Это, конечно, очень смелый шаг настоящего рассмотрения. Но все же есть смысл еще хотя бы немного проследить, что он может нам дать (более подробно об этом: Светашев С.С., [245, с.152-154]). Итак, тот Другой, на которого мы направим свою устремленность, решив начинать не с вещей; тот Другой, которого мы стремимся понимать - чтобы в этом стремлении вернуться к собственному донаучному восприятию мира как переживанию непосредственного перцептивного опыта - он, очевидно, ответит нам тем же. Но ведь Гуссерлем показано (см. подраздел 2.1), что даже устремленное к тому, чтобы только лишь видеть вещи (но, значит, и к тому, чтобы не делать ничего иного) сознание приходит к способности описать это движение к вещам. Тогда что будет с сознанием, которое одновременно есть и такая направленность, и предмет такой направленности другого человека? Говоря осторожно, скажем, что оно 1) будет находиться в ситуации некоторого более полного, более глубокого опыта, чем ситуация направленности к “не-человеку” и 2) будет иметь качественно новый критерий того, сохраняется ли, не потеряна ли в некоторый момент сама эта направленность “к”. Это особый, новый по отношению к традиционной феноменологии критерий. Случившееся (потерю направленности) станет возможным заметить не теоретически, рассуждая - а потому, что опыт начинает стремительно становиться повседневным опытом взаимодействия двух людей. Направленность “к” станет сменяться заинтересованностью “в”, столь обычной для повседневного общения. Смысл, который в такой двойной феноменологии (быть направленностью и быть тем, на что направлено чужое сознание) способен играть именно ту роль, которую ему приписывал Гуссерль - смысл также утратится, и это можно будет осознать как факт. Двойное становление сознаний друг в друге будет прервано. Два человека окажутся, по сути, двумя вещами, к которым не устремлен никто. А значит, есть возможность не допустить такого итога - двигаясь от такой возможности к возможности более чистого перцептивного первоначального опыта и естественного мира. А еще - к возможности осмыслить философским образом опыт такого движения “к” (и, при этом, движения “от”). Но такое философское осмысление, пока оно будет осуществляться сознанием, не “ставшим” когда-то ранее, а постоянно, сейчас становящимся в опыте взаимного установления двух сознаний, (а такое взаимное устанавливание является и движением каждого из них - к себе), такое осмысление не будет уже философией спекулятивного типа.

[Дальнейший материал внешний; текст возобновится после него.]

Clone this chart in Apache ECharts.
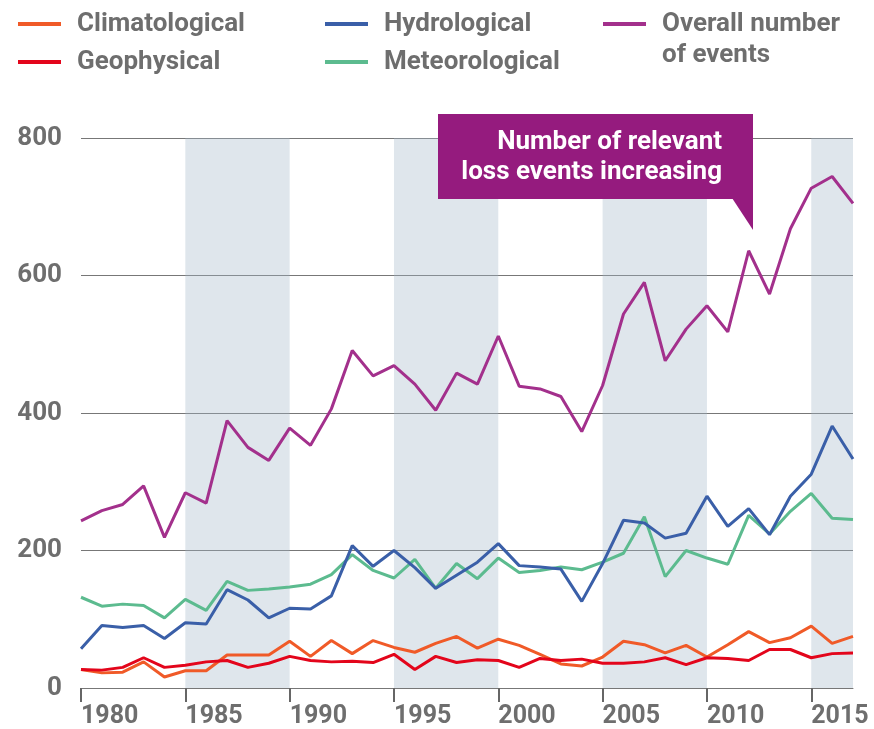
<!DOCTYPE html>
<html>
<head>
<meta charset="utf-8">
<script src="https://cdn.jsdelivr.net/npm/echarts@6/dist/echarts.min.js"></script>
<style>
  html, body { margin: 0; padding: 0; background: #fff; }
  #chart { width: 874px; height: 729px; }
</style>
</head>
<body>
<div id="chart"></div>
<script>
const years = [
  1980, 1981, 1982, 1983, 1984, 1985, 1986, 1987, 1988, 1989,
  1990, 1991, 1992, 1993, 1994, 1995, 1996, 1997, 1998, 1999,
  2000, 2001, 2002, 2003, 2004, 2005, 2006, 2007, 2008, 2009,
  2010, 2011, 2012, 2013, 2014, 2015, 2016, 2017,
];
const climatological = [
  27, 22, 23, 38, 16, 25, 25, 48, 48, 48,
  68, 46, 69, 50, 69, 59, 52, 65, 75, 58,
  71, 62, 49, 35, 32, 45, 68, 63, 51, 62,
  45, 63, 82, 66, 73, 90, 65, 75,
];
const geophysical = [
  27, 26, 30, 44, 30, 33, 38, 40, 30, 36,
  46, 40, 38, 39, 37, 49, 27, 46, 37, 41,
  40, 30, 43, 40, 42, 36, 36, 38, 44, 34,
  44, 43, 40, 56, 56, 44, 50, 51,
];
const hydrological = [
  57, 91, 88, 91, 72, 95, 93, 143, 128, 102,
  116, 115, 134, 207, 177, 200, 175, 145, 164, 183,
  210, 178, 176, 173, 126, 181, 244, 240, 218, 225,
  279, 235, 261, 223, 279, 311, 381, 333,
];
const meteorological = [
  132, 119, 122, 120, 102, 129, 113, 155, 142, 144,
  147, 151, 165, 194, 171, 160, 187, 145, 181, 159,
  189, 168, 171, 176, 172, 183, 196, 249, 162, 200,
  189, 180, 251, 224, 257, 283, 247, 245,
];
const overall = [
  243, 258, 267, 294, 219, 284, 269, 389, 350, 331,
  378, 353, 406, 491, 454, 469, 442, 404, 458, 442,
  512, 439, 435, 424, 373, 440, 544, 590, 476, 522,
  556, 518, 636, 573, 668, 727, 744, 705,
];
const yearTicks = [1980, 1985, 1990, 1995, 2000, 2005, 2010, 2015];
const bands = [[1985, 1990], [1995, 2000], [2005, 2010], [2015, 2017]];

const textGrey = '#6e6e6e';
const font = 'Roboto, sans-serif';

const pair = (arr) => arr.map((v, i) => [years[i], v]);

const lineSeries = (name, data, color) => ({
  name: name,
  type: 'line',
  data: pair(data),
  showSymbol: false,
  symbol: 'none',
  lineStyle: { color: color, width: 3 },
  itemStyle: { color: color },
  z: 3,
});

const legendBase = (left, names) => ({
  data: names,
  left: left,
  top: 9,
  orient: 'vertical',
  align: 'left',
  icon: 'rect',
  itemWidth: 43,
  itemHeight: 4,
  itemGap: 8,
  padding: 0,
  selectedMode: false,
  textStyle: {
    fontFamily: font,
    fontSize: 26,
    fontWeight: 'bold',
    color: textGrey,
    lineHeight: 30,
    padding: [0, 0, 0, 11],
  },
  formatter: (name) => (name === 'Overall number of events' ? 'Overall number' : name),
});

let myChart = echarts.init(document.getElementById('chart'));

let option = {
  animation: false,
  backgroundColor: '#fff',
  legend: [
    legendBase(18, ['Climatological', 'Geophysical']),
    legendBase(325, ['Hydrological', 'Meteorological']),
    legendBase(603, ['Overall number of events']),
  ],
  grid: { left: 81, right: 21, top: 138, bottom: 41 },
  xAxis: {
    type: 'value',
    min: 1980,
    max: 2017,
    interval: 5,
    axisLine: { show: true, lineStyle: { color: '#777', width: 1 } },
    axisTick: {
      show: true,
      length: 14,
      customValues: yearTicks,
      lineStyle: { color: '#666', width: 2 },
    },
    axisLabel: {
      customValues: yearTicks,
      align: 'left',
      margin: 16,
      fontFamily: font,
      fontSize: 25,
      fontWeight: 'bold',
      color: textGrey,
      formatter: (v) => String(v),
    },
    splitLine: { show: false },
  },
  yAxis: {
    type: 'value',
    min: 0,
    max: 800,
    interval: 200,
    axisLine: { show: false },
    axisTick: { show: false },
    axisLabel: {
      margin: 19,
      fontFamily: font,
      fontSize: 26,
      fontWeight: 'bold',
      color: textGrey,
    },
    splitLine: { lineStyle: { color: '#777', width: 1 } },
  },
  series: [
    {
      name: 'bands',
      type: 'line',
      data: [],
      silent: true,
      z: 1,
      markArea: {
        silent: true,
        itemStyle: { color: 'rgba(164,184,201,0.35)' },
        data: bands.map((b) => [{ xAxis: b[0] }, { xAxis: b[1] }]),
      },
    },
    lineSeries('Meteorological', meteorological, '#5cbb8f'),
    lineSeries('Hydrological', hydrological, '#3a5fa8'),
    lineSeries('Climatological', climatological, '#f05a28'),
    lineSeries('Geophysical', geophysical, '#e3051b'),
    lineSeries('Overall number of events', overall, '#a3308c'),
  ],
  graphic: [
    {
      type: 'text',
      x: 662,
      y: 55,
      style: {
        text: 'of events',
        font: 'bold 26px Roboto, sans-serif',
        fill: textGrey,
        verticalAlign: 'middle',
      },
    },
    {
      type: 'rect',
      shape: { x: 438, y: 114, width: 315, height: 85 },
      style: { fill: '#951b7e' },
      z: 10,
    },
    {
      type: 'polygon',
      shape: { points: [[732, 198], [753, 198], [753, 230]] },
      style: { fill: '#951b7e' },
      z: 10,
    },
    {
      type: 'text',
      x: 722,
      y: 157,
      style: {
        text: 'Number of relevant\nloss events increasing',
        font: 'bold 26px Roboto, sans-serif',
        fill: '#fff',
        align: 'right',
        verticalAlign: 'middle',
        lineHeight: 30,
      },
      z: 11,
    },
  ],
};

myChart.setOption(option);
window.addEventListener('resize', () => {
  myChart.resize();
});
</script>
</body>
</html>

На конкретно-научном уровне, в повседневной практике К.Роджерса теперь возможно проследить, по-сути, эти же процессы. Не допуская мысли, что наблюдавшиеся им изменения в Другом – это результат его влияния (он ведь только стремится понять!), Роджерс должен был найти для себя какое-то иное объяснение тех изменений, которые он наблюдал в людях. Если источника нет вне человека - значит, он внутри, в организме и опыте. Так была создана онтология опыта. Итак, выводы К.Роджерса о природе человека возможно переформулировать следующим образом: человеку действительно свойственно меняться в сторону большей просоциальности - но именно тогда, когда его стремится понимать человек с убеждениями такого типа, какие были у этого выдающегося гуманиста.

Это положение позволяет увидеть дополнительные детали в рассматриваемом вопросе. Предметом познания для К.Роджерса, как уже сказано, был внутренний мир другого человека. В результате своей многолетней деятельности понимания у Роджерса, имевшего гуманистические убеждения и высокий потенциал самоизменения, сложилось обобщенное представление («образ») о том, что всякому человеку свойственны, в глубине его существа, просоциальная направленность и способность к расширению своих человеческих возможностей. Очевидно, что Роджерс наблюдал собственное отражение в познаваемых «предметах». И еще - отражение своего способа деятельности, заключающегося в стремлении «только лишь» понимать. («Только лишь» - потому, что Роджерс был убежден, что больше ничего и не надо. Что само это усилие понять субъекта «включает» внутренний человеческий потенциал самоизменения).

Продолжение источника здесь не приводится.